Cet accès au nucléaire suit une courbe de charge très plate, en ruban. Pour faire la dentelle de la courbe de charge, si je puis dire, un complément est nécessaire. Introduit dans le nouveau calcul découlant de la loi NOME, ce complément est valorisé par rapport au prix du marché de gros. Viennent ensuite, toujours dans la part énergie, les coûts de commercialisation au sens large. Aujourd’hui, la partie vraiment concurrentielle sur le marché de l’électricité porte sur le complément et la commercialisation, qui ne représentent plus que 10 % de la valeur globale payée par le client. C’est dire combien le jeu concurrentiel, sur le territoire français, est limité.

La part réseaux est composée du transport et de la distribution. Quant aux taxes, elles se décomposent en trois : la CSPE, les autres taxes et la TVA.

J’en viens au risque de non-couverture des coûts.
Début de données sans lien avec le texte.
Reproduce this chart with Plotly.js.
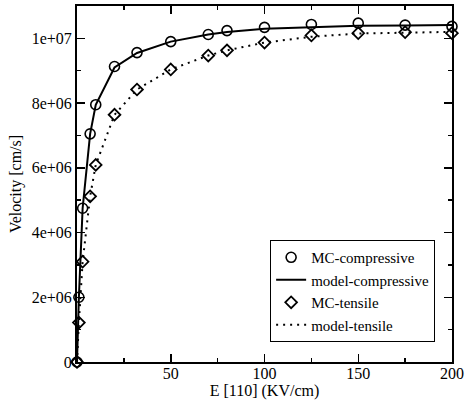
<!DOCTYPE html>
<html>
<head>
<meta charset="utf-8">
<script src="https://cdn.plot.ly/plotly-3.0.1.min.js"></script>
<style>html,body{margin:0;padding:0;background:#fff;}#chart{width:465px;height:400px;}</style>
</head>
<body>
<div id="chart"></div>
<script>
// Field E [110] (KV/cm)
const fieldMC = [0, 1, 3, 7, 10, 20, 32, 50, 70, 80, 100, 125, 150, 175, 200];
// MC-compressive velocity (cm/s)
const velMCcomp = [0, 2.0e6, 4.75e6, 7.05e6, 7.95e6, 9.13e6, 9.56e6, 9.9e6, 10.12e6, 10.24e6, 10.34e6, 10.43e6, 10.47e6, 10.41e6, 10.37e6];
// MC-tensile velocity (cm/s)
const velMCtens = [0, 1.22e6, 3.1e6, 5.12e6, 6.09e6, 7.64e6, 8.42e6, 9.04e6, 9.47e6, 9.63e6, 9.87e6, 10.09e6, 10.16e6, 10.19e6, 10.16e6];
// model curves
const fieldModel = [0, 1, 3, 7, 10, 20, 32, 50, 70, 80, 100, 125, 150, 175, 200];
const velModelComp = [0, 2.0e6, 4.75e6, 7.05e6, 7.95e6, 9.1e6, 9.55e6, 9.9e6, 10.12e6, 10.2e6, 10.3e6, 10.35e6, 10.39e6, 10.4e6, 10.41e6];
const velModelTens = [0, 1.22e6, 3.1e6, 5.12e6, 6.09e6, 7.64e6, 8.42e6, 9.04e6, 9.47e6, 9.63e6, 9.87e6, 10.05e6, 10.15e6, 10.18e6, 10.2e6];

const yTickVals = [0, 2e6, 4e6, 6e6, 8e6, 1e7];
const yTickText = ['0', '2e+06', '4e+06', '6e+06', '8e+06', '1e+07'];
const xTickVals = [50, 100, 150, 200];
const xTickText = ['50', '100', '150', '200'];

const FONT = '"Liberation Serif", serif';

const traces = [
  {x: fieldMC, y: velMCcomp, name: 'MC-compressive', mode: 'markers', type: 'scatter', cliponaxis: false,
   marker: {symbol: 'circle-open', size: 10, color: '#000', line: {width: 1.6, color: '#000'}}},
  {x: fieldModel, y: velModelComp, name: 'model-compressive', mode: 'lines', type: 'scatter', cliponaxis: false,
   line: {color: '#000', width: 2}},
  {x: fieldMC, y: velMCtens, name: 'MC-tensile', mode: 'markers', type: 'scatter', cliponaxis: false,
   marker: {symbol: 'diamond-open', size: 9, color: '#000', line: {width: 1.8, color: '#000'}}},
  {x: fieldModel, y: velModelTens, name: 'model-tensile', mode: 'lines', type: 'scatter', cliponaxis: false,
   line: {color: '#000', width: 2, dash: '2px,5px'}}
];

const layout = {
  width: 465, height: 400,
  margin: {l: 77, r: 13, t: 6, b: 38},
  paper_bgcolor: '#fff', plot_bgcolor: '#fff',
  font: {family: FONT, size: 16, color: '#000'},
  showlegend: true,
  legend: {x: 0.955, y: 0.056, xanchor: 'right', yanchor: 'bottom',
           bgcolor: '#fff', bordercolor: '#000', borderwidth: 1,
           font: {family: FONT, size: 15, color: '#000'},
           tracegroupgap: 0, itemwidth: 30},
  xaxis: {
    range: [0, 200], showgrid: false, zeroline: false, automargin: false,
    showline: true, linecolor: '#000', linewidth: 2, mirror: 'allticks',
    ticks: 'inside', ticklen: 8, tickwidth: 1.5, tickcolor: '#000',
    tickvals: xTickVals, ticktext: xTickText, ticklabelstandoff: -4,
    tickfont: {family: FONT, size: 16, color: '#000'},
    minor: {ticks: 'inside', ticklen: 4, tickwidth: 1.5, tickcolor: '#000', dtick: 25, showgrid: false},
    title: {text: 'E [110] (KV/cm)', font: {family: FONT, size: 16, color: '#000'}, standoff: 0}
  },
  yaxis: {
    range: [0, 1.1e7], showgrid: false, zeroline: false, automargin: false,
    showline: true, linecolor: '#000', linewidth: 2, mirror: 'allticks',
    ticks: 'inside', ticklen: 8, tickwidth: 1.5, tickcolor: '#000',
    tickvals: yTickVals, ticktext: yTickText,
    tickfont: {family: FONT, size: 16, color: '#000'},
    minor: {ticks: 'inside', ticklen: 4, tickwidth: 1.5, tickcolor: '#000', dtick: 1e6, tick0: 0, showgrid: false},
    title: {text: 'Velocity [cm/s]', font: {family: FONT, size: 16, color: '#000'}, standoff: 6}
  }
};

Plotly.newPlot('chart', traces, layout, {displayModeBar: false, staticPlot: true});
</script>
</body>
</html>
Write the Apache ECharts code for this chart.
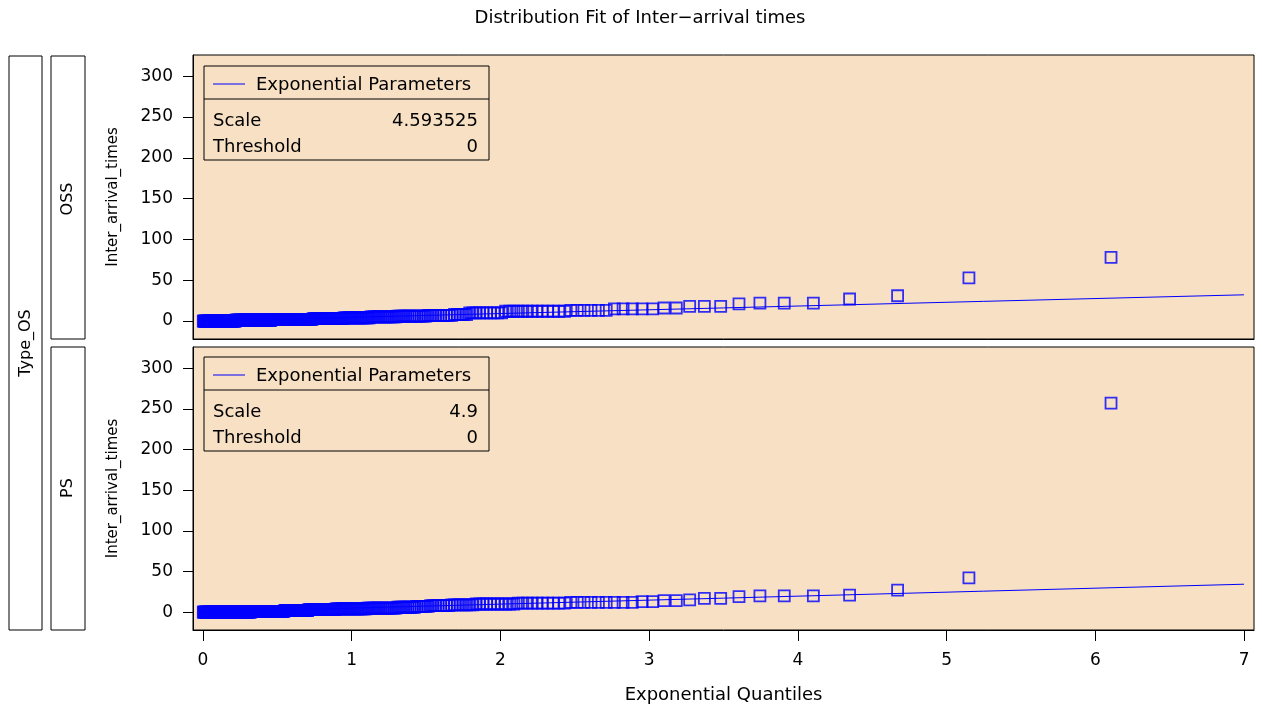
<!DOCTYPE html>
<html>
<head>
<meta charset="utf-8">
<script src="https://cdn.jsdelivr.net/npm/echarts@6/dist/echarts.min.js"></script>
<style>
html,body{margin:0;padding:0;background:#fff;}
#chart{width:1262px;height:706px;}
</style>
</head>
<body>
<div id="chart"></div>
<script>
// ---- data ----
const panelNames = ['OSS', 'PS'];
// sorted inter-arrival time values (distinct levels) and how many observations sit at each level
const ossLevels = [0, 1, 2, 3, 4, 5, 6, 7, 8, 10, 12, 13, 15, 16, 18, 21, 22, 27, 31, 53, 78];
const ossCounts = [55, 48, 43, 25, 18, 15, 14, 10, 5, 10, 13, 6, 5, 2, 3, 1, 3, 1, 1, 1, 1];
const psLevels = [0, 1, 2, 3, 4, 5, 6, 7, 8, 9, 10, 11, 12, 13, 14, 15, 17, 19, 20, 21, 27, 42, 257];
const psCounts = [77, 41, 24, 23, 22, 17, 9, 6, 8, 8, 11, 10, 9, 2, 2, 1, 2, 1, 3, 1, 1, 1, 1];
// fitted exponential parameters
const ossScale = 4.593525, ossThreshold = 0;
const psScale = 4.9, psThreshold = 0;
const xTicks = [0, 1, 2, 3, 4, 5, 6, 7];
const yTicks = [0, 50, 100, 150, 200, 250, 300];
const lineEndX = 7;

// ---- QQ plot construction (exponential plotting positions, Blom) ----
function qqPoints(levels, counts) {
  const ys = [];
  levels.forEach((v, k) => { for (let c = 0; c < counts[k]; c++) ys.push(v); });
  const n = ys.length;
  return ys.map((y, idx) => {
    const i = idx + 1;
    const p = (i - 0.375) / (n + 0.25);
    return [-Math.log(1 - p), y];
  });
}
const ossPts = qqPoints(ossLevels, ossCounts);
const psPts = qqPoints(psLevels, psCounts);

const FONT = 'DejaVu Sans';
const BLUE = '#0000FF';
const BG = '#F7E0C4';

const chart = echarts.init(document.getElementById('chart'), null, {renderer: 'canvas'});

function yAxis(idx) {
  return {
    gridIndex: idx, type: 'value', min: -22, max: 326,
    axisLine: {show: true, onZero: false, lineStyle: {color: '#000', width: 1}},
    axisTick: {show: true, length: 10, customValues: yTicks, lineStyle: {color: '#000', width: 1}},
    axisLabel: {customValues: yTicks, margin: 20, fontFamily: FONT, fontSize: 17, color: '#000'},
    splitLine: {show: false},
    name: 'Inter_arrival_times', nameLocation: 'middle', nameGap: 72, nameRotate: 90,
    nameTextStyle: {fontFamily: FONT, fontSize: 15, color: '#000'}
  };
}
function xAxis(idx, showLabels) {
  return {
    gridIndex: idx, type: 'value', min: -0.067, max: 7.067,
    axisLine: {show: true, onZero: false, lineStyle: {color: '#000', width: 1}},
    axisTick: {show: showLabels, length: 11, customValues: xTicks, lineStyle: {color: '#000', width: 1}},
    axisLabel: {show: showLabels, customValues: xTicks, margin: 22, fontFamily: FONT, fontSize: 17, color: '#000'},
    splitLine: {show: false},
    name: showLabels ? 'Exponential Quantiles' : '', nameLocation: 'middle', nameGap: 56,
    nameTextStyle: {fontFamily: FONT, fontSize: 18, color: '#000'}
  };
}

function legendBox(top, scale, threshold) {
  const left = 204, w = 285;
  const tf = '18px "DejaVu Sans"';
  return [
    {type: 'rect', shape: {x: left, y: top, width: w, height: 94}, style: {fill: 'none', stroke: '#000', lineWidth: 1}, z: 100},
    {type: 'line', shape: {x1: left, y1: top + 33, x2: left + w, y2: top + 33}, style: {stroke: '#000', lineWidth: 1}, z: 100},
    {type: 'line', shape: {x1: left + 9, y1: top + 18, x2: left + 41, y2: top + 18}, style: {stroke: BLUE, lineWidth: 1}, z: 100},
    {type: 'text', x: left + 52, y: top + 19, style: {text: 'Exponential Parameters', font: tf, fill: '#000', textAlign: 'left', textVerticalAlign: 'middle'}, z: 100},
    {type: 'text', x: left + 9, y: top + 55, style: {text: 'Scale', font: tf, fill: '#000', textAlign: 'left', textVerticalAlign: 'middle'}, z: 100},
    {type: 'text', x: left + w - 11, y: top + 55, style: {text: String(scale), font: tf, fill: '#000', textAlign: 'right', textVerticalAlign: 'middle'}, z: 100},
    {type: 'text', x: left + 9, y: top + 81, style: {text: 'Threshold', font: tf, fill: '#000', textAlign: 'left', textVerticalAlign: 'middle'}, z: 100},
    {type: 'text', x: left + w - 11, y: top + 81, style: {text: String(threshold), font: tf, fill: '#000', textAlign: 'right', textVerticalAlign: 'middle'}, z: 100}
  ];
}

function strip(x, y, w, h, label, cx, cy) {
  return [
    {type: 'rect', shape: {x: x, y: y, width: w, height: h}, style: {fill: '#fff', stroke: '#000', lineWidth: 1}},
    {type: 'text', x: cx, y: cy, rotation: Math.PI / 2,
     style: {text: label, font: '16px "DejaVu Sans"', fill: '#000', textAlign: 'center', textVerticalAlign: 'middle'}}
  ];
}

const scatterStyle = {color: 'rgba(0,0,0,0)', borderColor: BLUE, borderWidth: 1.8};

const option = {
  backgroundColor: '#fff',
  animation: false,
  title: {
    text: 'Distribution Fit of Inter\u2212arrival times', left: 635, top: 4, textAlign: 'center',
    textStyle: {fontFamily: FONT, fontSize: 18, fontWeight: 'normal', color: '#000'}
  },
  grid: [
    {left: 193, top: 55, width: 1061, height: 284, show: true, backgroundColor: BG, borderColor: '#000', borderWidth: 1, outerBoundsMode: 'none', containLabel: false},
    {left: 193, top: 347, width: 1061, height: 283, show: true, backgroundColor: BG, borderColor: '#000', borderWidth: 1, outerBoundsMode: 'none', containLabel: false}
  ],
  xAxis: [xAxis(0, false), xAxis(1, true)],
  yAxis: [yAxis(0), yAxis(1)],
  series: [
    {type: 'line', xAxisIndex: 0, yAxisIndex: 0, data: [[0, ossThreshold], [lineEndX, ossThreshold + ossScale * lineEndX]],
     symbol: 'none', lineStyle: {color: BLUE, width: 1}, z: 3},
    {type: 'scatter', xAxisIndex: 0, yAxisIndex: 0, data: ossPts, symbol: 'rect', symbolSize: 11, itemStyle: scatterStyle, z: 4},
    {type: 'line', xAxisIndex: 1, yAxisIndex: 1, data: [[0, psThreshold], [lineEndX, psThreshold + psScale * lineEndX]],
     symbol: 'none', lineStyle: {color: BLUE, width: 1}, z: 3},
    {type: 'scatter', xAxisIndex: 1, yAxisIndex: 1, data: psPts, symbol: 'rect', symbolSize: 11, itemStyle: scatterStyle, z: 4}
  ],
  graphic: [].concat(
    strip(9, 56, 33, 574, 'Type_OS', 25.5, 343),
    strip(51, 56, 34, 283, panelNames[0], 68, 199),
    strip(51, 347, 34, 283, panelNames[1], 68, 488),
    legendBox(66, ossScale, ossThreshold),
    legendBox(357, psScale, psThreshold)
  )
};
chart.setOption(option);
</script>
</body>
</html>
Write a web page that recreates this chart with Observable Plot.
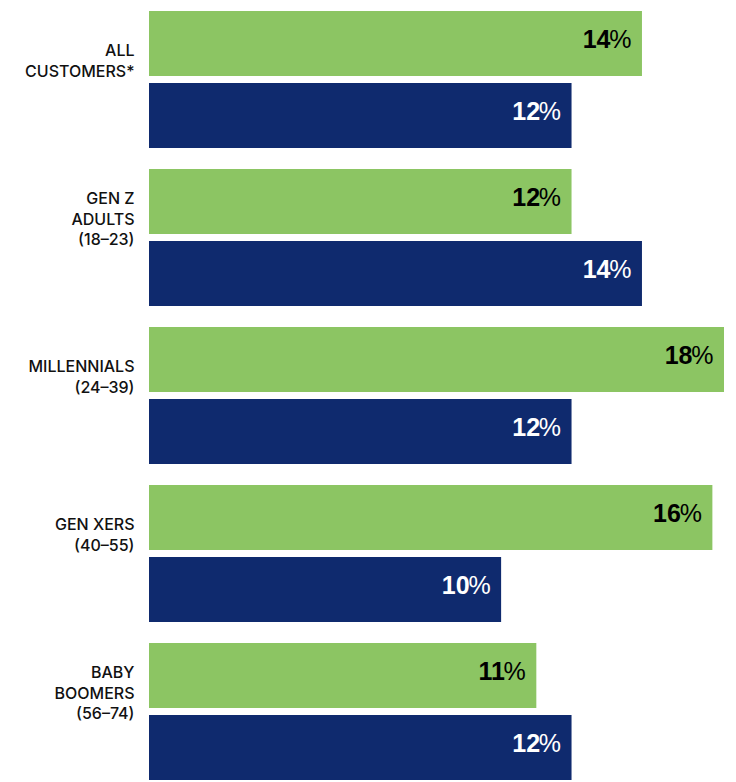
<!DOCTYPE html>
<html>
<head>
<meta charset="utf-8">
<script src="https://cdn.jsdelivr.net/npm/d3@7"></script>
<script src="https://cdn.jsdelivr.net/npm/@observablehq/plot@0.6"></script>
<style>
  html, body { margin: 0; padding: 0; background: #fff; }
  #chart svg { display: block; }
  g[aria-label="group-labels"] text { letter-spacing: 1px; }
</style>
</head>
<body>
<div id="chart"></div>
<script>
const groups = ["ALL\nCUSTOMERS*", "GEN Z\nADULTS\n(18–23)", "MILLENNIALS\n(24–39)", "GEN XERS\n(40–55)", "BABY\nBOOMERS\n(56–74)"];
const series = ["Series 1", "Series 2"];
const values1 = [14, 12, 18, 16, 11];
const values2 = [12, 14, 12, 10, 12];

const rows = groups.flatMap((g, i) => [
  {group: g, series: series[0], value: values1[i]},
  {group: g, series: series[1], value: values2[i]}
]);

const common = {x: "value", y: "series", fy: "group"};
const valueFont = "'Liberation Sans', Arial, sans-serif";

const chart = Plot.plot({
  width: 736,
  height: 782,
  marginLeft: 149,
  marginRight: 12,
  marginTop: 11,
  marginBottom: 2,
  style: {fontFamily: "Inter, 'Open Sans', sans-serif", background: "#fff"},
  x: {domain: [0, 16.33], clamp: true, axis: null},
  y: {domain: series, paddingInner: 0.1, paddingOuter: 0, axis: null},
  fy: {domain: groups, paddingInner: 0.136, paddingOuter: 0, axis: null},
  color: {domain: series, range: ["#8cc563", "#0f2a6e"]},
  marks: [
    Plot.barX(rows, {...common, fill: "series"}),
    // percent sign (lighter weight)
    Plot.text(rows, {...common, text: () => "%", filter: d => d.series === series[0], textAnchor: "end", dx: -11, dy: -4, fontSize: 25, fontFamily: valueFont, fill: "#000"}),
    Plot.text(rows, {...common, text: () => "%", filter: d => d.series === series[1], textAnchor: "end", dx: -11, dy: -4, fontSize: 25, fontFamily: valueFont, fill: "#fff"}),
    // digits (bold)
    Plot.text(rows, {...common, text: d => String(d.value), filter: d => d.series === series[0], textAnchor: "end", dx: -32, dy: -4, fontSize: 25, fontWeight: "bold", fontFamily: valueFont, fill: "#000"}),
    Plot.text(rows, {...common, text: d => String(d.value), filter: d => d.series === series[1], textAnchor: "end", dx: -32, dy: -4, fontSize: 25, fontWeight: "bold", fontFamily: valueFont, fill: "#fff"}),
    // group labels
    Plot.text(groups, {fy: d => d, text: d => d, frameAnchor: "left", textAnchor: "end", lineAnchor: "middle", dx: -15, dy: -20, lineHeight: 1.3, fontSize: 16, fontWeight: 500, fill: "#111", ariaLabel: "group-labels"})
  ]
});
document.getElementById("chart").appendChild(chart);
</script>
</body>
</html>
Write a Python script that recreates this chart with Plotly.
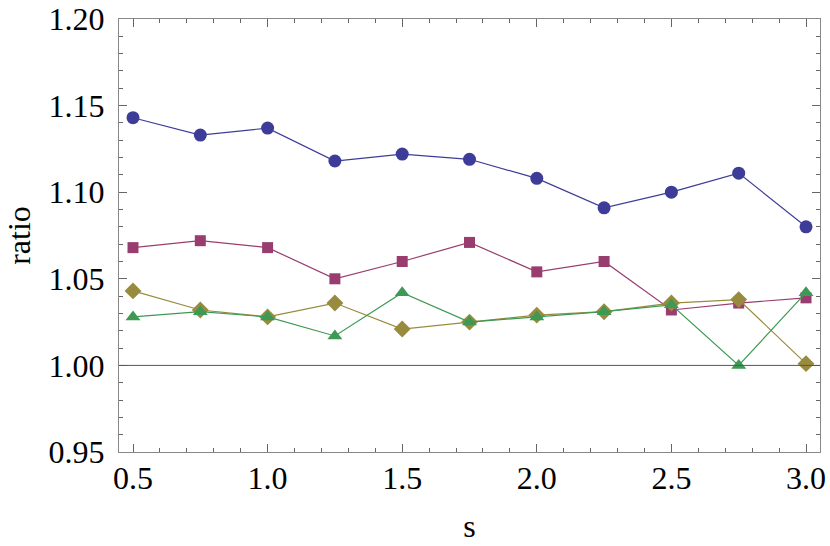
import plotly.graph_objects as go

# s values shared by all four series
s = [0.5, 0.75, 1.0, 1.25, 1.5, 1.75, 2.0, 2.25, 2.5, 2.75, 3.0]

ratio_circle = [1.143, 1.133, 1.137, 1.118, 1.122, 1.119, 1.108, 1.091, 1.100, 1.111, 1.080]
ratio_square = [1.068, 1.072, 1.068, 1.050, 1.060, 1.071, 1.054, 1.060, 1.032, 1.036, 1.039]
ratio_diamond = [1.043, 1.032, 1.028, 1.036, 1.021, 1.025, 1.029, 1.031, 1.036, 1.038, 1.001]
ratio_triangle = [1.028, 1.031, 1.028, 1.017, 1.042, 1.025, 1.028, 1.031, 1.035, 1.000, 1.042]

x_ticks = [0.5, 1.0, 1.5, 2.0, 2.5, 3.0]
y_ticks = [0.95, 1.00, 1.05, 1.10, 1.15, 1.20]

series = [
    (ratio_circle, "#3d3d99", "circle", 13),
    (ratio_square, "#993d71", "square", 11),
    (ratio_diamond, "#998b3d", "diamond", 13),
    (ratio_triangle, "#3d9954", "triangle-up", 13),
]

fig = go.Figure()

# reference line at ratio = 1
fig.add_hline(y=1.0, line=dict(color="#555555", width=1))

for ys, color, symbol, size in series:
    fig.add_trace(
        go.Scatter(
            x=s,
            y=ys,
            mode="lines+markers",
            line=dict(color=color, width=1.2),
            marker=dict(symbol=symbol, size=size, color=color),
            showlegend=False,
        )
    )

serif = "Liberation Serif, Times New Roman, serif"
frame = dict(
    showline=True, linecolor="#888888", linewidth=1, mirror="ticks",
    showgrid=False, zeroline=False, ticks="inside", ticklen=8, tickcolor="#666666",
    tickfont=dict(family=serif, size=32, color="black"),
    automargin=False, ticklabeloverflow="allow",
)

fig.update_xaxes(
    range=[0.448, 3.052],
    tickvals=x_ticks,
    ticktext=[f"{v:.1f}" for v in x_ticks],
    minor=dict(dtick=0.1, ticks="inside", ticklen=4, tickcolor="#666666"),
    ticklabelstandoff=-2,
    title=dict(text="s", standoff=19, font=dict(family=serif, size=32, color="black")),
    **frame,
)
fig.update_yaxes(
    range=[0.95, 1.20],
    tickvals=y_ticks,
    ticktext=[f"{v:.2f}" for v in y_ticks],
    minor=dict(dtick=0.01, ticks="inside", ticklen=4, tickcolor="#666666"),
    ticklabelstandoff=7,
    title=dict(text="ratio", standoff=8, font=dict(family=serif, size=32, color="black")),
    **frame,
)

fig.update_layout(
    width=830,
    height=546,
    margin=dict(l=119, r=10, t=19, b=94),
    paper_bgcolor="white",
    plot_bgcolor="white",
)

# drop the default 8px body margin so the figure fills the window exactly
fig.write_html(
    "out.html",
    config={"displayModeBar": False},
    post_script="document.body.style.margin = '0';",
)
Il existe un retard entre l’application des hausses tarifaires et les coûts réellement engendrés par l’ensemble des activités de production, commercialisation, distribution, transport d’électricité. Ce décalage ne permet pas de couvrir les coûts comptables et encore moins les coûts économiques complets nécessaires au financement du renouvellement de l’appareil de production. Les coûts ne sont pas couverts car plusieurs facteurs interviennent dans la détermination du tarif réglementé et presque toutes les composantes sont à la hausse.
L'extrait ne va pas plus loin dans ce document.